As good as the leads are, the supporting cast is just as great, with Corddry getting laughs with a monosyllabic vocabulary, and Analeigh Tipton (the memorable Jessica from Crazy, Stupid Love) stealing scenes as Julie's best friend. However, they had their work cut out for them, simply by sharing the same film with John Malkovich, who plays the head of the human resistance. He doesn't have the deepest part in the history of his acting career, but, as usual, he's just magnetic whenever he's on the screen, and his presence raises the bar and lends some gravitas to the film's most lesser-known cast. But no one captures eyeballs the way the boneys do. The creepiest of the undead, these skeletal baddies keep things dark and scary, even if they do move in a way that's more than a bit reminiscent of Ray Harryhausen's skeleton warriors. Putting together romance, laughs, action and scares in a single film is no easy task, but Levine and company do it without giving short shrift to any one part, and manages to keep things flowing without any obvious speedbumps, resulting in a fun fairytale that offers something for just about everyone.
Getting a DTS-HD Master Audio 7.1 track was a bit of a surprise, as most viewers wouldn't think audio bombast when it comes to a zombie romance, however there's a good amount of action in the film that gives the surround speakers plenty of material to work with. There's also a fine soundtrack and some nice atmospheric effects, especially the rain, which make for an engaging presentation. Dialogue is clear and clean, and the bass has a nice impact where implemented.
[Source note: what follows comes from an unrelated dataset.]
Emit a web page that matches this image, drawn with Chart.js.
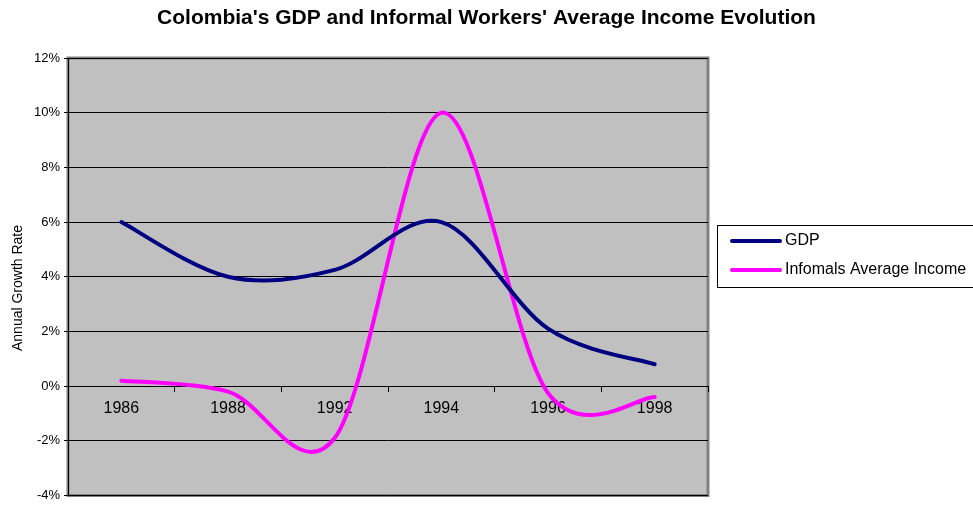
<!DOCTYPE html>
<html>
<head>
<meta charset="utf-8">
<script src="https://cdn.jsdelivr.net/npm/chart.js@4.4.1/dist/chart.umd.min.js"></script>
<style>
  html, body { margin: 0; padding: 0; background: #fff; }
  #wrap { width: 973px; height: 506px; position: relative; }
</style>
</head>
<body>
<div id="wrap"><canvas id="chart"></canvas></div>
<script>
  // x categories (the source series has no 1990 point)
  const years = ['1986', '1988', '1992', '1994', '1996', '1998'];
  // annual growth rates, %
  const gdp = [6.0, 4.0, 4.25, 6.0, 2.1, 0.8];
  const informalIncome = [0.2, -0.2, -1.9, 10.0, -0.25, -0.4];
  // y axis ticks, %
  const yTicks = [-4, -2, 0, 2, 4, 6, 8, 10, 12];

  const titleText = "Colombia's GDP and Informal Workers' Average Income Evolution";
  const yTitleText = 'Annual Growth Rate';
  const FONT = "'Liberation Sans', Arial, sans-serif";

  // spreadsheet-style smoothing: catmull-rom control points (1/6 of the
  // neighbour chord) instead of chart.js's distance-weighted ones
  const smoothLines = {
    id: 'smoothLines',
    beforeDatasetDraw(chart, args) {
      const line = args.meta.dataset;
      const pts = args.meta.data;
      if (!line || !pts.length) return;
      line.updateControlPoints(chart.chartArea, 'x');
      pts.forEach((p, i) => {
        const prev = pts[Math.max(i - 1, 0)];
        const next = pts[Math.min(i + 1, pts.length - 1)];
        const dx = (next.x - prev.x) / 6;
        const dy = (next.y - prev.y) / 6;
        p.cp1x = p.x - dx; p.cp1y = p.y - dy;
        p.cp2x = p.x + dx; p.cp2y = p.y + dy;
      });
      line._path = undefined;
    }
  };

  // plot background, title, y title and the boxed legend on the right
  const frame = {
    id: 'frame',
    beforeDraw(chart) {
      const { ctx, chartArea: a } = chart;
      ctx.save();
      ctx.fillStyle = '#c0c0c0';
      ctx.fillRect(a.left, a.top, a.right - a.left, a.bottom - a.top);
      ctx.strokeStyle = '#808080';
      ctx.lineWidth = 3;
      ctx.strokeRect(a.left, a.top, a.right - a.left, a.bottom - a.top);
      ctx.restore();
    },
    afterDraw(chart) {
      const { ctx } = chart;
      ctx.save();
      ctx.fillStyle = '#000';
      ctx.textBaseline = 'middle';

      ctx.font = 'bold 21px ' + FONT;
      ctx.textAlign = 'center';
      ctx.fillText(titleText, chart.width / 2, 18);

      ctx.save();
      ctx.font = '14px ' + FONT;
      ctx.translate(18, 288);
      ctx.rotate(-Math.PI / 2);
      ctx.fillText(yTitleText, 0, 0);
      ctx.restore();

      // legend
      ctx.strokeStyle = '#000';
      ctx.lineWidth = 1;
      ctx.strokeRect(717.5, 225.5, 262, 62);
      ctx.font = '16px ' + FONT;
      ctx.textAlign = 'left';
      chart.data.datasets.forEach((ds, i) => {
        const y = 241 + i * 29;
        ctx.beginPath();
        ctx.strokeStyle = ds.borderColor;
        ctx.lineWidth = 4;
        ctx.lineCap = 'round';
        ctx.moveTo(732, y);
        ctx.lineTo(780, y);
        ctx.stroke();
        ctx.fillStyle = '#000';
        ctx.fillText(ds.label, 785, y);
      });
      ctx.restore();
    }
  };

  new Chart(document.getElementById('chart'), {
    type: 'line',
    data: {
      labels: years,
      datasets: [
        {
          label: 'GDP',
          data: gdp,
          borderColor: '#000080',
          borderWidth: 4,
          borderCapStyle: 'round',
          borderJoinStyle: 'round',
          pointRadius: 0,
          tension: 0.4,
        },
        {
          label: 'Infomals Average Income',
          data: informalIncome,
          borderColor: '#ff00ff',
          borderWidth: 4,
          borderCapStyle: 'round',
          borderJoinStyle: 'round',
          pointRadius: 0,
          tension: 0.4,
        },
      ],
    },
    options: {
      responsive: true,
      maintainAspectRatio: false,
      animation: false,
      layout: { padding: { left: 0, top: 58, right: 265, bottom: 6 } },
      plugins: {
        legend: { display: false },
        title: { display: false },
        tooltip: { enabled: false },
      },
      scales: {
        x: {
          position: { y: 0 },
          offset: true,
          grid: { offset: true, drawOnChartArea: false, drawTicks: true, tickLength: 5, color: '#000' },
          border: { display: true, color: '#000', width: 1 },
          ticks: {
            autoSkip: false, maxRotation: 0, padding: 8,
            color: '#000', font: { family: FONT, size: 16 },
          },
        },
        y: {
          min: yTicks[0],
          max: yTicks[yTicks.length - 1],
          afterFit: s => { s.width = 68; },
          afterBuildTicks: s => { s.ticks = yTicks.map(v => ({ value: v })); },
          grid: { color: '#000', lineWidth: 1, drawTicks: true, tickLength: 4 },
          border: { display: true, color: '#000', width: 1 },
          ticks: {
            padding: 4,
            color: '#000',
            font: { family: FONT, size: 13, lineHeight: 1 },
            callback: v => v + '%',
          },
        },
      },
    },
    plugins: [smoothLines, frame],
  });
</script>
</body>
</html>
Overall, it's an excellent presentation that really helps put you right in the mix in this post-apocalyptic world.
The disc is loaded with featurettes, nine in all, covering various aspects of the production, with all nine entries sharing the same title sequence style, making for a cohesive feel. Up first is "Boy Meets, Er, Doesn't Eat Girl" (Novel and Movie Development), which runs 9:44. Featuring interviews with producers, Levine and the novel's author Marion, this piece talks about how the novel was discovered and optioned before it was published, and how it was developed into a film by Levine. It's an interesting angle on the origin of a film, and the story is told very well. It's followed by "R&J" (Nick and Theresa) (16:21), a look at the two lead actors and characters, with an emphasis on the romance in the movie. Meanwhile, "A Little Less Dead" (The Acting Ensemble) (16:41) spreads the spotlight around a bit more, focusing on the casting process that filled out the roster, and giving Corddry carte blanche to be hysterical, as he jokes for the on-set cameras.
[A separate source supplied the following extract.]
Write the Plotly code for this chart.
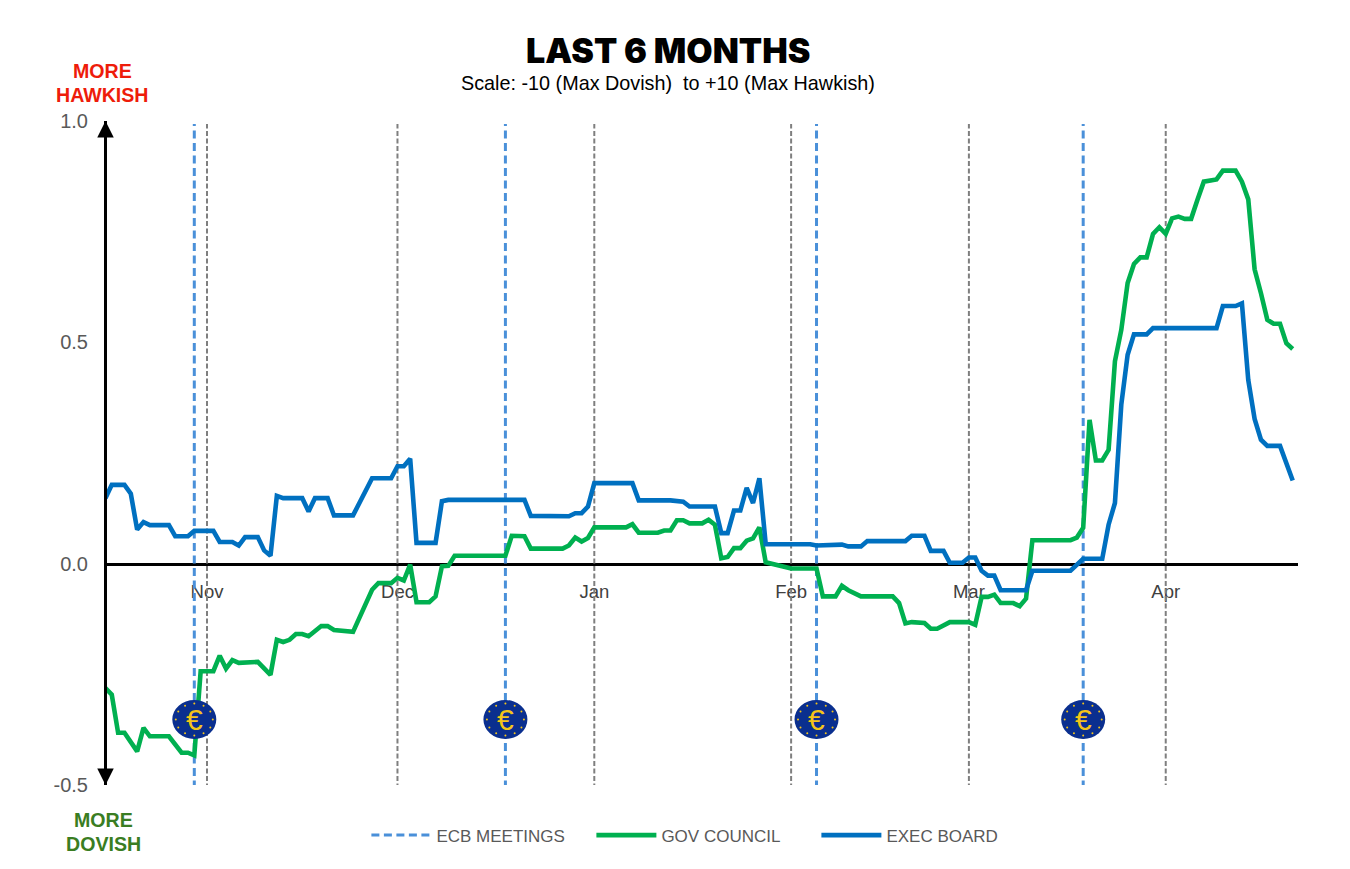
import math
import pandas as pd
import plotly.graph_objects as go

START = pd.Timestamp("2025-10-16")

# Day offsets from START and index readings for each series
gov_days = [0,1,2,3,5,6,7,10,12,13,14,15,17,18,19,20,21,24,26,27,28,29,30,31,32,34,35,36,39,42,43,45,46,47,48,49,51,52,53,54,55,63,64,66,67,72,73,74,75,76,77,82,83,84,87,88,89,90,91,92,94,95,96,97,98,99,100,101,102,103,104,106,107,108,112,113,115,116,117,119,124,125,126,127,129,130,131,132,133,136,137,138,139,140,141,143,144,145,146,152,153,154,155,156,157,158,159,160,161,162,163,164,165,166,167,168,169,170,171,172,173,175,176,178,179,180,181,182,183,184,185,186,187]
gov_vals = [-.281,-.296,-.382,-.382,-.424,-.371,-.390,-.390,-.427,-.427,-.433,-.243,-.243,-.208,-.237,-.218,-.224,-.222,-.251,-.172,-.177,-.172,-.159,-.159,-.164,-.141,-.141,-.150,-.154,-.059,-.044,-.044,-.032,-.038,-.002,-.087,-.087,-.074,-.006,-.005,.018,.018,.063,.062,.034,.034,.041,.059,.050,.058,.082,.082,.089,.070,.070,.075,.075,.098,.098,.091,.091,.099,.088,.012,.015,.035,.035,.052,.057,.082,.003,-.005,-.007,-.011,-.011,-.074,-.074,-.050,-.060,-.074,-.074,-.089,-.135,-.132,-.134,-.147,-.147,-.140,-.132,-.132,-.138,-.075,-.075,-.070,-.089,-.089,-.096,-.079,.053,.053,.059,.081,.325,.233,.233,.257,.457,.528,.634,.677,.692,.692,.745,.760,.745,.780,.784,.779,.779,.822,.863,.868,.888,.888,.863,.823,.665,.611,.551,.542,.542,.498,.485]

exec_days = [0,1,3,4,5,6,7,10,11,13,14,17,18,20,21,22,24,25,26,27,28,31,32,33,35,36,39,40,41,42,45,46,47,48,49,52,53,54,66,67,73,74,75,76,77,83,84,89,91,92,96,97,98,99,100,101,102,103,104,111,112,116,117,119,120,126,127,129,130,132,133,135,136,137,138,139,140,141,145,146,152,153,154,157,158,159,160,161,162,164,165,175,176,178,179,180,181,182,183,185,186,187]
exec_vals = [.148,.178,.178,.158,.077,.094,.087,.087,.062,.062,.074,.074,.049,.049,.041,.060,.060,.030,.018,.153,.148,.148,.118,.148,.148,.109,.109,.137,.161,.193,.193,.220,.220,.237,.047,.047,.141,.144,.144,.108,.107,.114,.114,.129,.182,.182,.143,.143,.140,.129,.129,.069,.069,.120,.120,.171,.137,.193,.044,.044,.041,.043,.039,.039,.051,.051,.063,.063,.029,.029,.002,.002,.014,.014,-.016,-.027,-.027,-.060,-.060,-.016,-.016,-.004,.011,.011,.088,.137,.359,.472,.518,.518,.532,.532,.582,.582,.588,.415,.327,.280,.266,.266,.223,.188]

month_starts = ["2025-11-01", "2025-12-01", "2026-01-01", "2026-02-01", "2026-03-01", "2026-04-01"]
month_labels = ["Nov", "Dec", "Jan", "Feb", "Mar", "Apr"]
ecb_meetings = ["2025-10-30", "2025-12-18", "2026-02-05", "2026-03-19"]
y_ticks = [-0.5, 0.0, 0.5, 1.0]
y_labels = ["-0.5", "0.0", "0.5", "1.0"]
coin_level = -0.352

GREEN = "#00B050"
BLUE = "#0070C0"
ECB = "#4A90D9"
GRAY = "#7F7F7F"
TEXT = "#595959"
GOLD = "#F5C518"
FONT = "Liberation Sans"
PAGE_INSET = 8  # the page body adds this margin around the figure


def to_dates(days):
    return [START + pd.Timedelta(days=int(d)) for d in days]


def vlines(dates):
    xs, ys = [], []
    for d in dates:
        xs += [d, d, None]
        ys += [-0.508, 0.993, None]
    return xs, ys


fig = go.Figure()

mx, my = vlines(month_starts)
fig.add_trace(go.Scatter(x=mx, y=my, mode="lines", showlegend=False, hoverinfo="skip", cliponaxis=False,
                         line=dict(color=GRAY, width=2, dash="5px,2.5px")))
ex, ey = vlines(ecb_meetings)
fig.add_trace(go.Scatter(x=ex, y=ey, mode="lines", name="ECB MEETINGS", cliponaxis=False,
                         line=dict(color=ECB, width=3, dash="8px,4.5px")))
fig.add_trace(go.Scatter(x=to_dates(gov_days), y=gov_vals, mode="lines", name="GOV COUNCIL",
                         line=dict(color=GREEN, width=4.6)))
fig.add_trace(go.Scatter(x=to_dates(exec_days), y=exec_vals, mode="lines", name="EXEC BOARD",
                         line=dict(color=BLUE, width=4.6)))

shapes, annotations = [], []
for m in ecb_meetings:
    shapes.append(dict(type="circle", layer="above", xref="x", yref="y",
                       xsizemode="pixel", ysizemode="pixel", xanchor=m, yanchor=coin_level,
                       x0=-22, x1=22, y0=-19.5, y1=19.5, fillcolor="#0A2F8F", line=dict(width=0)))
    for k in range(12):
        a = 2 * math.pi * k / 12
        cx, cy = 18.5 * math.cos(a), 16 * math.sin(a)
        shapes.append(dict(type="circle", layer="above", xref="x", yref="y",
                           xsizemode="pixel", ysizemode="pixel", xanchor=m, yanchor=coin_level,
                           x0=cx - 1, x1=cx + 1, y0=cy - 1, y1=cy + 1, fillcolor=GOLD, line=dict(width=0)))
    annotations.append(dict(x=m, y=coin_level, xref="x", yref="y", text="€", showarrow=False,
                            font=dict(family=FONT, size=30, color=GOLD)))

# Page-level titles and direction labels
PL, PR, PT, PB = 106.5, 1298, 121, 785
page_text = [
    dict(x=668, y=50, text="LAST 6 MONTHS", font=dict(family="Inter", size=34, weight=900, color="#000000")),
    dict(x=668, y=83, text="Scale: -10 (Max Dovish)  to +10 (Max Hawkish)", font=dict(family=FONT, size=19.8, color="#000000")),
    dict(x=102, y=71, text="<b>MORE</b>", font=dict(family=FONT, size=19.6, color="#EE1C0A")),
    dict(x=102, y=95, text="<b>HAWKISH</b>", font=dict(family=FONT, size=19.6, color="#EE1C0A")),
    dict(x=103, y=820, text="<b>MORE</b>", font=dict(family=FONT, size=19.6, color="#3A7D22")),
    dict(x=103, y=844, text="<b>DOVISH</b>", font=dict(family=FONT, size=19.6, color="#3A7D22")),
]
for a in page_text:
    a.update(xref="paper", yref="paper", showarrow=False, xanchor="center", yanchor="middle",
             x=(a["x"] - PL) / (PR - PL), y=(PB - a["y"]) / (PB - PT))
annotations += page_text

# Arrowheads on the vertical axis
for tip, tail in ((1.0, 24), (0.0, -24)):
    annotations.append(dict(x=0, y=tip, xref="paper", yref="paper", ax=0, ay=tail, axref="pixel", ayref="pixel",
                            xshift=-1.5, showarrow=True, arrowhead=2, arrowsize=1.1, arrowwidth=3,
                            arrowcolor="#000000", text=""))

fig.update_layout(
    width=1350 - PAGE_INSET, height=869 - PAGE_INSET,
    margin=dict(l=PL - PAGE_INSET, r=1350 - PR, t=PT - PAGE_INSET, b=869 - PB, pad=0),
    paper_bgcolor="white", plot_bgcolor="white",
    font=dict(family=FONT, color=TEXT),
    shapes=shapes, annotations=annotations,
    showlegend=True,
    legend=dict(orientation="h", x=(366 - PL) / (PR - PL), xanchor="left", y=-0.049, yanchor="top",
                font=dict(family=FONT, size=17, color=TEXT), itemwidth=60,
                entrywidth=150, entrywidthmode="pixels",
                bgcolor="rgba(0,0,0,0)", traceorder="normal"),
    xaxis=dict(type="date", range=["2025-10-16 06:00", "2026-04-21 20:00"], anchor="free",
               position=(PB - 564) / (PB - PT), tickmode="array", tickvals=month_starts, ticktext=month_labels,
               showgrid=False, zeroline=False, showline=True, linecolor="#000000", linewidth=3, ticks="",
               ticklabelstandoff=10,
               tickfont=dict(family=FONT, size=18.5, color="#404040"), layer="below traces"),
    yaxis=dict(range=[-0.5, 1.0], tickmode="array", tickvals=y_ticks, ticktext=y_labels,
               showgrid=False, zeroline=False, showline=True, linecolor="#000000", linewidth=3, ticks="",
               ticklabelstandoff=12,
               tickfont=dict(family=FONT, size=20, color=TEXT), layer="below traces"),
)

fig.write_html("out.html")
"Extreme Zombie Makeover!" (Make-Up Effects) (10:11) starts to get into the technical elements of the production, talking with Oscar-nominated FX artist Adrien Morot, who provided the excellent make-up design on the film, and showing much of the process via time-lapse photography, while "Beware the Boneys" (Visual Effects) (7:04) discovers the techniques used to create the movie's disturbing villains. Then, the film's impressive production design is covered in "A Wreck in Progress" (Production Design and Montreal) (14:59) which explores the abandoned airport that serves as the film's core set and the work that went into turning Montreal into the world of zombies.
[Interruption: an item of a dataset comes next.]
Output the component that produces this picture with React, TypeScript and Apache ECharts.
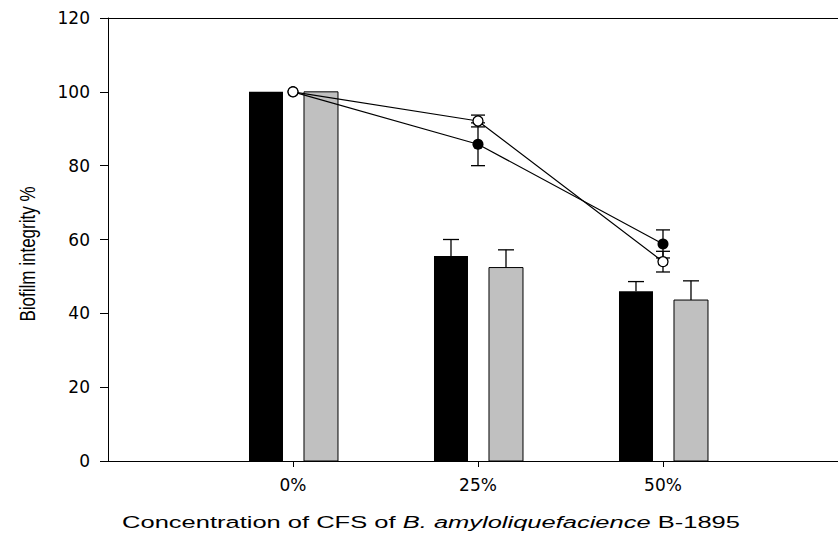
import React, { useEffect, useRef } from "react";
import * as echarts from "echarts";

const categories = ["0%", "25%", "50%"];
const yTicks = [0, 20, 40, 60, 80, 100, 120];

const barBlack = [100, 55.5, 46.0];
const barBlackErr = [0, 4.5, 2.6];
const barGray = [100, 52.4, 43.6];
const barGrayErr = [0, 4.8, 5.2];

const lineFilled = [100, 85.8, 58.8];
const lineFilledErr = [0, 5.8, 3.8];
const lineOpen = [100, 92.1, 54.0];
const lineOpenErr = [0, 1.6, 2.8];

const X_MIN = -1;
const X_MAX = 2.946;

const BAR_OFFSETS = [-27, 28];
const BAR_WIDTH = 34;

export default function App() {
  const ref = useRef<HTMLDivElement>(null);
  useEffect(() => {
    const chart = echarts.init(ref.current!, null, { renderer: "svg" });

    const barData: number[][] = [];
    categories.forEach((_, i) => {
      barData.push([i, barBlack[i], barBlackErr[i], 0]);
      barData.push([i, barGray[i], barGrayErr[i], 1]);
    });
    const lineErrData: number[][] = [];
    categories.forEach((_, i) => {
      if (lineFilledErr[i] > 0) lineErrData.push([i, lineFilled[i], lineFilledErr[i]]);
      if (lineOpenErr[i] > 0) lineErrData.push([i, lineOpen[i], lineOpenErr[i]]);
    });

    chart.setOption({
      animation: false,
      backgroundColor: "#fff",
      grid: {
        left: 108,
        top: 18,
        right: 0,
        height: 443,
      },
      xAxis: [
        {
          type: "value",
          min: X_MIN,
          max: X_MAX,
          splitLine: { show: false },
          axisLine: { show: true, onZero: false, lineStyle: { color: "#000", width: 1 } },
          axisTick: {
            show: true,
            length: 6,
            customValues: [0, 1, 2],
            lineStyle: { color: "#000" },
          },
          axisLabel: {
            customValues: [0, 1, 2],
            formatter: (v: number) => categories[Math.round(v)] ?? "",
            color: "#000",
            fontFamily: "DejaVu Sans",
            fontSize: 17,
            margin: 15,
          },
        },
        {
          type: "value",
          position: "top",
          min: X_MIN,
          max: X_MAX,
          splitLine: { show: false },
          axisLine: { show: true, onZero: false, lineStyle: { color: "#000", width: 1 } },
          axisTick: { show: false },
          axisLabel: { show: false },
        },
      ],
      yAxis: {
        type: "value",
        min: 0,
        max: 120,
        interval: 20,
        splitLine: { show: false },
        axisLine: { show: true, onZero: false, lineStyle: { color: "#000", width: 1 } },
        axisTick: { show: true, inside: false, length: 8, lineStyle: { color: "#000" } },
        axisLabel: {
          color: "#000",
          fontFamily: "DejaVu Sans",
          fontSize: 17,
          margin: 18,
          formatter: (v: number) => (yTicks.includes(v) ? String(v) : ""),
        },
      },
      graphic: [
        {
          type: "text",
          x: 27,
          y: 254,
          rotation: Math.PI / 2,
          scaleY: 1.3,
          style: {
            text: "Biofilm integrity %",
            fontFamily: "Liberation Sans",
            fontSize: 17,
            fill: "#000",
            align: "center",
            verticalAlign: "middle",
          },
        },
        {
          type: "text",
          x: 431,
          y: 522,
          scaleX: 1.5,
          style: {
            text: "{n|Concentration of CFS of }{i|B. amyloliquefacience}{n| B-1895}",
            align: "center",
            verticalAlign: "middle",
            rich: {
              n: { fontFamily: "Liberation Sans", fontSize: 17, fill: "#000" },
              i: { fontFamily: "Liberation Sans", fontSize: 17, fontStyle: "italic", fill: "#000" },
            },
          },
        },
      ],
      series: [
        {
          type: "custom",
          z: 1,
          data: barData,
          renderItem: (params: any, api: any) => {
            const x = api.value(0);
            const v = api.value(1);
            const e = api.value(2);
            const s = api.value(3);
            const top = api.coord([x, v]);
            const base = api.coord([x, 0]);
            const cx = top[0] + BAR_OFFSETS[s];
            const children: any[] = [
              {
                type: "rect",
                shape: { x: cx - BAR_WIDTH / 2, y: top[1], width: BAR_WIDTH, height: base[1] - top[1] },
                style: s === 0 ? { fill: "#000" } : { fill: "#c0c0c0", stroke: "#000", lineWidth: 1 },
              },
            ];
            if (e > 0) {
              const et = api.coord([x, v + e]);
              children.push(
                { type: "line", shape: { x1: cx, y1: top[1], x2: cx, y2: et[1] }, style: { stroke: "#000", lineWidth: 1.3 } },
                { type: "line", shape: { x1: cx - 8, y1: et[1], x2: cx + 8, y2: et[1] }, style: { stroke: "#000", lineWidth: 1.3 } }
              );
            }
            return { type: "group", children };
          },
        },
        {
          type: "custom",
          z: 2,
          data: lineErrData,
          renderItem: (params: any, api: any) => {
            const x = api.value(0);
            const v = api.value(1);
            const e = api.value(2);
            const hi = api.coord([x, v + e]);
            const lo = api.coord([x, v - e]);
            const st = { stroke: "#000", lineWidth: 1.3 };
            return {
              type: "group",
              children: [
                { type: "line", shape: { x1: hi[0], y1: hi[1], x2: lo[0], y2: lo[1] }, style: st },
                { type: "line", shape: { x1: hi[0] - 7, y1: hi[1], x2: hi[0] + 7, y2: hi[1] }, style: st },
                { type: "line", shape: { x1: lo[0] - 7, y1: lo[1], x2: lo[0] + 7, y2: lo[1] }, style: st },
              ],
            };
          },
        },
        {
          type: "line",
          z: 3,
          data: lineFilled.map((v, i) => [i, v]),
          symbol: "circle",
          symbolSize: 11,
          itemStyle: { color: "#000" },
          lineStyle: { color: "#000", width: 1.2 },
        },
        {
          type: "line",
          z: 4,
          data: lineOpen.map((v, i) => [i, v]),
          symbol: "circle",
          symbolSize: 10,
          itemStyle: { color: "#fff", borderColor: "#000", borderWidth: 1.3 },
          lineStyle: { color: "#000", width: 1.2 },
        },
      ],
    });
    return () => chart.dispose();
  }, []);
  return (
    <div
      ref={ref}
      style={{ position: "fixed", left: 0, top: 0, width: 838, height: 535 }}
    />
  );
}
The gun and combat training that the cast did is the focus of "Bustin Caps" (Weapons/Stunts) (10:09), which is fun thanks to the cast's enthusiasm for firearms, including Palmer, who provides 12:38 of home movies from the set in "Whimsical Sweetness." Though a bit nausea-inducing thanks to the rapid movement of her FlipCam, its silly and fun, and you get plenty of her dog to enjoy. There's more silliness in the 4:43 "Zombie Acting Tips with Rob Corddry," an episode of the Screen Junkies' YouTube series (which leaves the show's YouTube-specific ending in place.) Again, Corddry is hilarious, a fact proven true in the 5:07 "Shrug & Groan Gag Reel," which catches the actors breaking, often thanks to Corddry, along with several pranks from the set.
Nine deleted scenes (11:11) are available to check out, with optional commentary from Levine, who does it the right way, talking a bit about what's in the scene and, most importantly, why it was cut from the film. The scenes, a few of which are alternate cuts, don't add a lot to the movie, and were smartly removed/replaced in the final cut.
The extras wrap with the film's theatrical trailer (the far-too-revealing one) and other Lionsgate trailers, along with a code to download a digital copy and an Ultraviolet stream.